> _Stored records_

## begin

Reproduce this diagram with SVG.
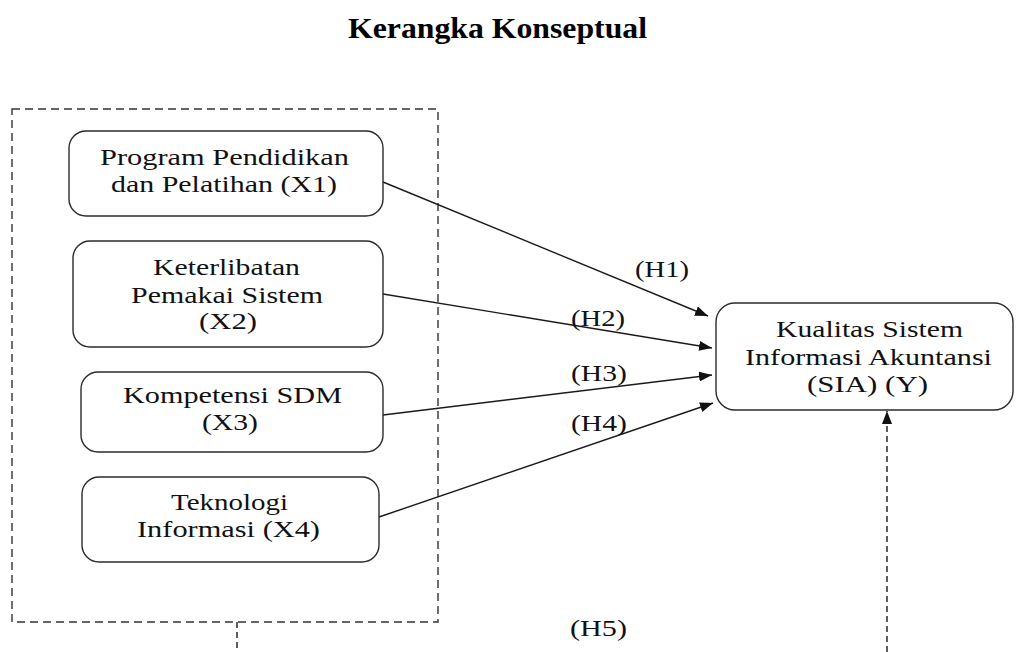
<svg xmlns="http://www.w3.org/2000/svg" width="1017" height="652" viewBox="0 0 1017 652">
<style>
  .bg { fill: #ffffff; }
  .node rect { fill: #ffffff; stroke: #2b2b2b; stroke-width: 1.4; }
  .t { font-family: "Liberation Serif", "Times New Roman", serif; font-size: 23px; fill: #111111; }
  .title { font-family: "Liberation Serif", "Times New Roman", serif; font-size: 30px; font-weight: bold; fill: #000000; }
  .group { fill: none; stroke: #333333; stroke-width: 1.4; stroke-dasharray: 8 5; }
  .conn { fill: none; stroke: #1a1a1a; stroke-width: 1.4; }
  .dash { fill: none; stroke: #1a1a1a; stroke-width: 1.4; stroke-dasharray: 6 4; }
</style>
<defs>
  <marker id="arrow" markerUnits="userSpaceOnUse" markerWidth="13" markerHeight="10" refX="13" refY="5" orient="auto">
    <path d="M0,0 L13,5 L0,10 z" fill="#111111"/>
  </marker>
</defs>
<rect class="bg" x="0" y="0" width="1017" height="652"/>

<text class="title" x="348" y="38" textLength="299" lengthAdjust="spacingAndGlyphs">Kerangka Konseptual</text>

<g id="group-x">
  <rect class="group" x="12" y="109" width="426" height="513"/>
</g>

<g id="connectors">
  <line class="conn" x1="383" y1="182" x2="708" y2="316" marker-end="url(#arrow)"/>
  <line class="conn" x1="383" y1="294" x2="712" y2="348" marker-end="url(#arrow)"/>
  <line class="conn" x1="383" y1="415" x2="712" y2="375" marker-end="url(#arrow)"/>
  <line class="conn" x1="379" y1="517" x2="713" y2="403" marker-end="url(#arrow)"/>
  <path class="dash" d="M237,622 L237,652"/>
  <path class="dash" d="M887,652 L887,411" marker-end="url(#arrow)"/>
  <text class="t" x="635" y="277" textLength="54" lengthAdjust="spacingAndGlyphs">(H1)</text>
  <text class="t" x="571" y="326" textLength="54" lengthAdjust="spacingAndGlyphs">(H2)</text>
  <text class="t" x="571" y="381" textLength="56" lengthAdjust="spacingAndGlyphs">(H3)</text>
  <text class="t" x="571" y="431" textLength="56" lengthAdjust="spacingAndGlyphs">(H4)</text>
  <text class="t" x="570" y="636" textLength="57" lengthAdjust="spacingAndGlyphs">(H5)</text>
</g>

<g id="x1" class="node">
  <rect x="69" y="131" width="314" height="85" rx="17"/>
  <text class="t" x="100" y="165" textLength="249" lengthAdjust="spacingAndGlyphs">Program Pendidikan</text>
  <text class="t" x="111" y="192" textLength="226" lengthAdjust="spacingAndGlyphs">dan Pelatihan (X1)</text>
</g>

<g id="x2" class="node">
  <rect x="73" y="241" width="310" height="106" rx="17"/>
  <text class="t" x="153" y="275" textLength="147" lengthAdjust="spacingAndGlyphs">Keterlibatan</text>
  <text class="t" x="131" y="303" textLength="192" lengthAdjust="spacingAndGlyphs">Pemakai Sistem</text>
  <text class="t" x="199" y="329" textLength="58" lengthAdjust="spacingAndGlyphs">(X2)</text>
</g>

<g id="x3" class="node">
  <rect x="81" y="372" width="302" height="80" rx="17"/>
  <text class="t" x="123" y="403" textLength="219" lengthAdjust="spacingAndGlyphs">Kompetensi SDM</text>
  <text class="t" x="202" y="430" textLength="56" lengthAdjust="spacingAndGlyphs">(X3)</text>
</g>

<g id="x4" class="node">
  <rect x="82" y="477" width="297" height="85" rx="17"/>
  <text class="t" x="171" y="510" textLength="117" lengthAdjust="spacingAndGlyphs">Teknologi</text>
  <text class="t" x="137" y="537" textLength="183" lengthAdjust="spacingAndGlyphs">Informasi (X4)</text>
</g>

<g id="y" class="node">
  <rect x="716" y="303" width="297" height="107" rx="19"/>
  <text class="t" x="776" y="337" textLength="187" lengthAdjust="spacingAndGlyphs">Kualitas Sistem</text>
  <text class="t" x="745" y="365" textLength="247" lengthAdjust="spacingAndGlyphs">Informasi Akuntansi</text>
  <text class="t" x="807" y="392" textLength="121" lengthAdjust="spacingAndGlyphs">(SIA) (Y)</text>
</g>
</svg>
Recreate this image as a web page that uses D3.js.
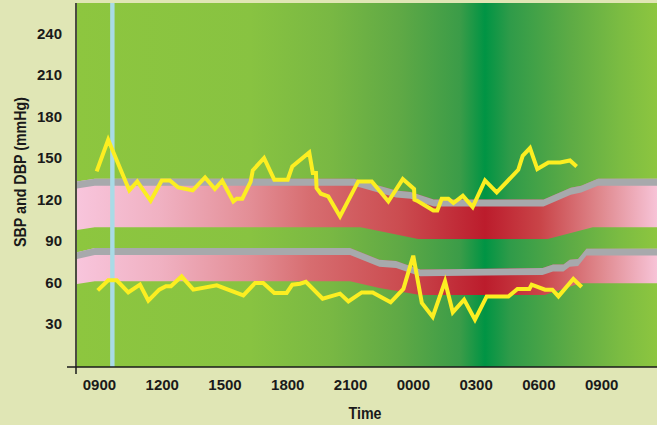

## end

> _Exercise task_
Transcribe the material exactly, leaving every picture out.

> _Result_
Reproduce this diagram with SVG.
<svg xmlns="http://www.w3.org/2000/svg" width="1017" height="652" viewBox="0 0 1017 652">
<style>
  .bg { fill: #ffffff; }
  .node rect { fill: #ffffff; stroke: #2b2b2b; stroke-width: 1.4; }
  .t { font-family: "Liberation Serif", "Times New Roman", serif; font-size: 23px; fill: #111111; }
  .title { font-family: "Liberation Serif", "Times New Roman", serif; font-size: 30px; font-weight: bold; fill: #000000; }
  .group { fill: none; stroke: #333333; stroke-width: 1.4; stroke-dasharray: 8 5; }
  .conn { fill: none; stroke: #1a1a1a; stroke-width: 1.4; }
  .dash { fill: none; stroke: #1a1a1a; stroke-width: 1.4; stroke-dasharray: 6 4; }
</style>
<defs>
  <marker id="arrow" markerUnits="userSpaceOnUse" markerWidth="13" markerHeight="10" refX="13" refY="5" orient="auto">
    <path d="M0,0 L13,5 L0,10 z" fill="#111111"/>
  </marker>
</defs>
<rect class="bg" x="0" y="0" width="1017" height="652"/>

<text class="title" x="348" y="38" textLength="299" lengthAdjust="spacingAndGlyphs">Kerangka Konseptual</text>

<g id="group-x">
  <rect class="group" x="12" y="109" width="426" height="513"/>
</g>

<g id="connectors">
  <line class="conn" x1="383" y1="182" x2="708" y2="316" marker-end="url(#arrow)"/>
  <line class="conn" x1="383" y1="294" x2="712" y2="348" marker-end="url(#arrow)"/>
  <line class="conn" x1="383" y1="415" x2="712" y2="375" marker-end="url(#arrow)"/>
  <line class="conn" x1="379" y1="517" x2="713" y2="403" marker-end="url(#arrow)"/>
  <path class="dash" d="M237,622 L237,652"/>
  <path class="dash" d="M887,652 L887,411" marker-end="url(#arrow)"/>
  <text class="t" x="635" y="277" textLength="54" lengthAdjust="spacingAndGlyphs">(H1)</text>
  <text class="t" x="571" y="326" textLength="54" lengthAdjust="spacingAndGlyphs">(H2)</text>
  <text class="t" x="571" y="381" textLength="56" lengthAdjust="spacingAndGlyphs">(H3)</text>
  <text class="t" x="571" y="431" textLength="56" lengthAdjust="spacingAndGlyphs">(H4)</text>
  <text class="t" x="570" y="636" textLength="57" lengthAdjust="spacingAndGlyphs">(H5)</text>
</g>

<g id="x1" class="node">
  <rect x="69" y="131" width="314" height="85" rx="17"/>
  <text class="t" x="100" y="165" textLength="249" lengthAdjust="spacingAndGlyphs">Program Pendidikan</text>
  <text class="t" x="111" y="192" textLength="226" lengthAdjust="spacingAndGlyphs">dan Pelatihan (X1)</text>
</g>

<g id="x2" class="node">
  <rect x="73" y="241" width="310" height="106" rx="17"/>
  <text class="t" x="153" y="275" textLength="147" lengthAdjust="spacingAndGlyphs">Keterlibatan</text>
  <text class="t" x="131" y="303" textLength="192" lengthAdjust="spacingAndGlyphs">Pemakai Sistem</text>
  <text class="t" x="199" y="329" textLength="58" lengthAdjust="spacingAndGlyphs">(X2)</text>
</g>

<g id="x3" class="node">
  <rect x="81" y="372" width="302" height="80" rx="17"/>
  <text class="t" x="123" y="403" textLength="219" lengthAdjust="spacingAndGlyphs">Kompetensi SDM</text>
  <text class="t" x="202" y="430" textLength="56" lengthAdjust="spacingAndGlyphs">(X3)</text>
</g>

<g id="x4" class="node">
  <rect x="82" y="477" width="297" height="85" rx="17"/>
  <text class="t" x="171" y="510" textLength="117" lengthAdjust="spacingAndGlyphs">Teknologi</text>
  <text class="t" x="137" y="537" textLength="183" lengthAdjust="spacingAndGlyphs">Informasi (X4)</text>
</g>

<g id="y" class="node">
  <rect x="716" y="303" width="297" height="107" rx="19"/>
  <text class="t" x="776" y="337" textLength="187" lengthAdjust="spacingAndGlyphs">Kualitas Sistem</text>
  <text class="t" x="745" y="365" textLength="247" lengthAdjust="spacingAndGlyphs">Informasi Akuntansi</text>
  <text class="t" x="807" y="392" textLength="121" lengthAdjust="spacingAndGlyphs">(SIA) (Y)</text>
</g>
</svg>
Recreate this image as a web page that uses D3.js.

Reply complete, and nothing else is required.